Defendant also complains that the prosecution included in an affidavit for the search warrant [sic], [arrest warrant], which the state had prepared in contemplation of obtaining defendant's arrest, statements which were in fact untrue. The portions of the warrant which were alleged by defendant to be untrue were based on information obtained by the prosecutor from two investigators. The arrest warrant was never served upon defendant due to defendant's voluntary appearance. Moreover, other portions of the warrant, not challenged by defendant, contained sufficient statements to support the issuance of the warrant. Under these facts, we find no prejudice to defendant.

Additionally, defendant argues that the prosecutor improperly attempted to dissuade the grand jury from targeting Frank Padilla in order to indicate that defendant's testimony was material to its investigation. We disagree. The record indicates that Padilla was in fact given notice by the prosecutor that he was a target witness in the grand jury investigation. Moreover, a defendant convicted following a fair trial, cannot complain of alleged defects in the grand jury process which do not impede defendant's right or opportunity to testify before the grand jury or which have not resulted in material prejudice to the defendant. See State v. Cruz.

Defendant was not deprived of a fair trial on the basis of the actions of the prosecutor.

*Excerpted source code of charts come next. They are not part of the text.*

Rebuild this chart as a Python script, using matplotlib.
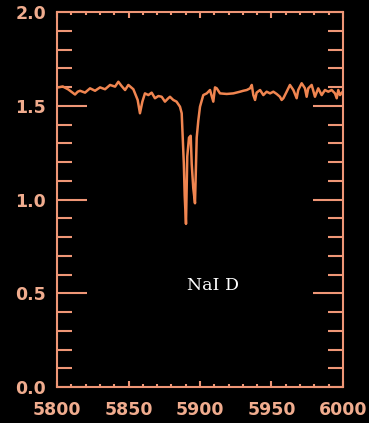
import matplotlib
matplotlib.use("Agg")
import matplotlib.pyplot as plt
from matplotlib.ticker import MultipleLocator

# spectrum around the sodium doublet
wavelength = [5800.0, 5801.0, 5804.0, 5807.9, 5810.0, 5812.6, 5814.5, 5816.1, 5819.6,
              5823.1, 5826.6, 5830.1, 5833.6, 5837.1, 5840.6, 5842.9, 5845.2, 5847.6,
              5849.9, 5853.4, 5856.4, 5858.0, 5859.7, 5861.5, 5863.9, 5866.2, 5868.5,
              5870.9, 5873.2, 5875.5, 5877.8, 5879.0, 5881.3, 5883.6, 5886.0, 5887.2,
              5887.7, 5888.7, 5889.3, 5890.2, 5891.1, 5892.3, 5893.5, 5894.2, 5895.3,
              5896.5, 5897.7, 5898.8, 5900.0, 5902.3, 5904.7, 5907.0, 5909.3, 5910.5,
              5911.7, 5914.0, 5918.7, 5923.3, 5928.0, 5930.3, 5932.7, 5935.0, 5936.2,
              5937.3, 5938.5, 5939.6, 5942.0, 5944.3, 5946.6, 5949.0, 5951.3, 5953.6,
              5955.9, 5957.1, 5958.3, 5960.6, 5962.9, 5965.3, 5967.6, 5968.7, 5971.1,
              5973.4, 5974.6, 5975.7, 5978.1, 5980.4, 5982.7, 5985.1, 5987.4, 5989.7,
              5992.1, 5994.4, 5995.6, 5996.7, 5997.9, 5999.8]
flux = [1.600, 1.598, 1.603, 1.587, 1.575, 1.560, 1.575, 1.580, 1.570,
        1.593, 1.580, 1.598, 1.588, 1.611, 1.602, 1.628, 1.605, 1.584,
        1.611, 1.588, 1.531, 1.460, 1.522, 1.566, 1.557, 1.570, 1.540,
        1.552, 1.548, 1.522, 1.540, 1.548, 1.531, 1.522, 1.495, 1.460,
        1.370, 1.190, 1.020, 0.870, 1.230, 1.330, 1.340, 1.190, 1.060,
        0.980, 1.330, 1.420, 1.495, 1.557, 1.566, 1.584, 1.522, 1.598,
        1.593, 1.566, 1.563, 1.566, 1.575, 1.580, 1.584, 1.593, 1.611,
        1.557, 1.531, 1.570, 1.584, 1.557, 1.575, 1.566, 1.575, 1.563,
        1.548, 1.531, 1.540, 1.575, 1.611, 1.584, 1.540, 1.584, 1.620,
        1.593, 1.548, 1.593, 1.611, 1.548, 1.593, 1.557, 1.584, 1.575,
        1.584, 1.566, 1.540, 1.584, 1.557, 1.575]

x_ticks = [5800, 5850, 5900, 5950, 6000]
y_ticks = [0.0, 0.5, 1.0, 1.5, 2.0]

axis_col = '#EE9676'
label_col = '#F0AC8E'
line_col = '#F08550'

fig = plt.figure(figsize=(3.69, 4.23), dpi=100, facecolor='black')
ax = fig.add_axes([0.1545, 0.0851, 0.775, 0.8865], facecolor='black')

ax.plot(wavelength, flux, color=line_col, lw=1.8)

ax.set_xlim(5800, 6000)
ax.set_ylim(0, 2.0)
ax.set_xticks(x_ticks)
ax.set_xticklabels([str(t) for t in x_ticks])
ax.set_yticks(y_ticks)
ax.set_yticklabels(['%.1f' % t for t in y_ticks])
ax.xaxis.set_minor_locator(MultipleLocator(10))
ax.yaxis.set_minor_locator(MultipleLocator(0.1))

for s in ax.spines.values():
    s.set_color(axis_col)
    s.set_linewidth(1.5)

ax.tick_params(axis='both', which='both', direction='in', colors=axis_col,
               labelcolor=label_col, labelsize=12.5, width=1.5,
               top=True, right=True)
ax.tick_params(axis='x', which='major', length=4, pad=10)
ax.tick_params(axis='x', which='minor', length=2.2)
ax.tick_params(axis='y', which='major', length=21.5, pad=8)
ax.tick_params(axis='y', which='minor', length=10.8)
for lab in ax.get_xticklabels() + ax.get_yticklabels():
    lab.set_fontweight('bold')

ax.text(5891, 0.544, 'NaI D', color='white', fontsize=12.5,
        family='DejaVu Serif', va='center', ha='left')

fig.savefig('out.png', dpi=100, facecolor='black')
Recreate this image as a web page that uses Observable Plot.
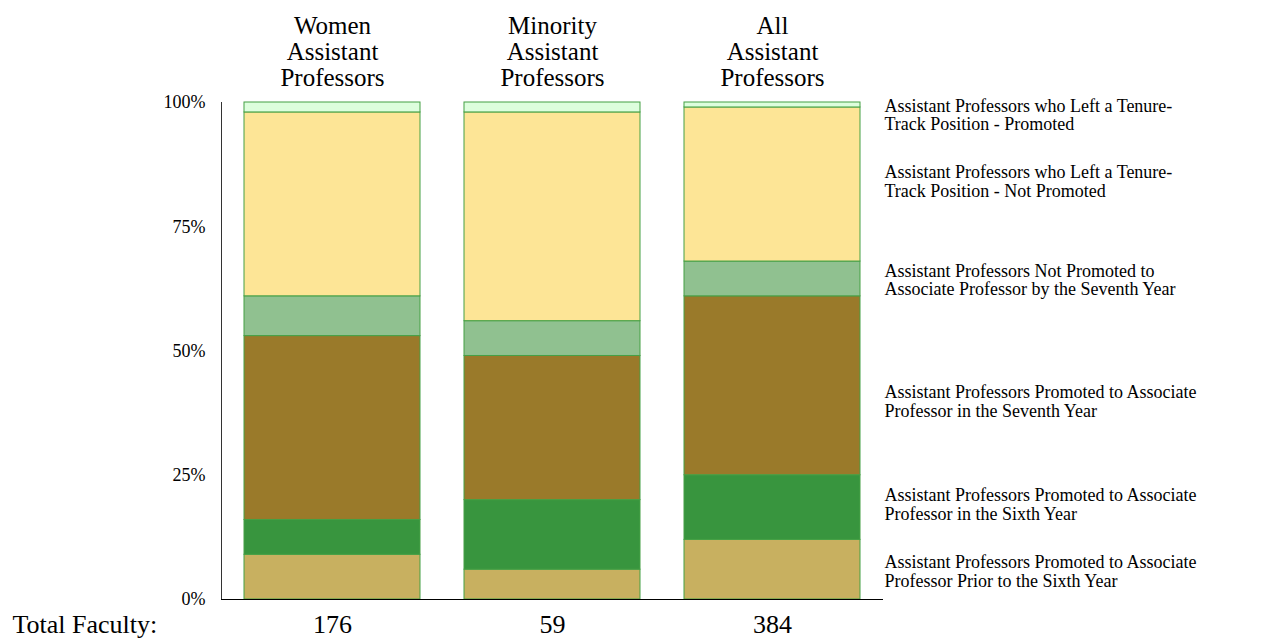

Finding no error, we affirm the judgment and sentence of the trial court.

IT IS SO ORDERED.

BIVINS, J., concurs.

HENDLEY, C.J., dissents.

HENDLEY, Chief Judge (dissenting).

I dissent for the reasons set forth in my dissent in State v. Gallegos, 98 N.M. 31, 644 P.2d 545 (Ct.App.1982), and would remand for a new trial to have the jury determine materiality. I need not reach the other issues.

NOTES

[1] The warrant, although referred to in defendant's brief-in-chief as a "search warrant," was in actuality an arrest warrant for defendant.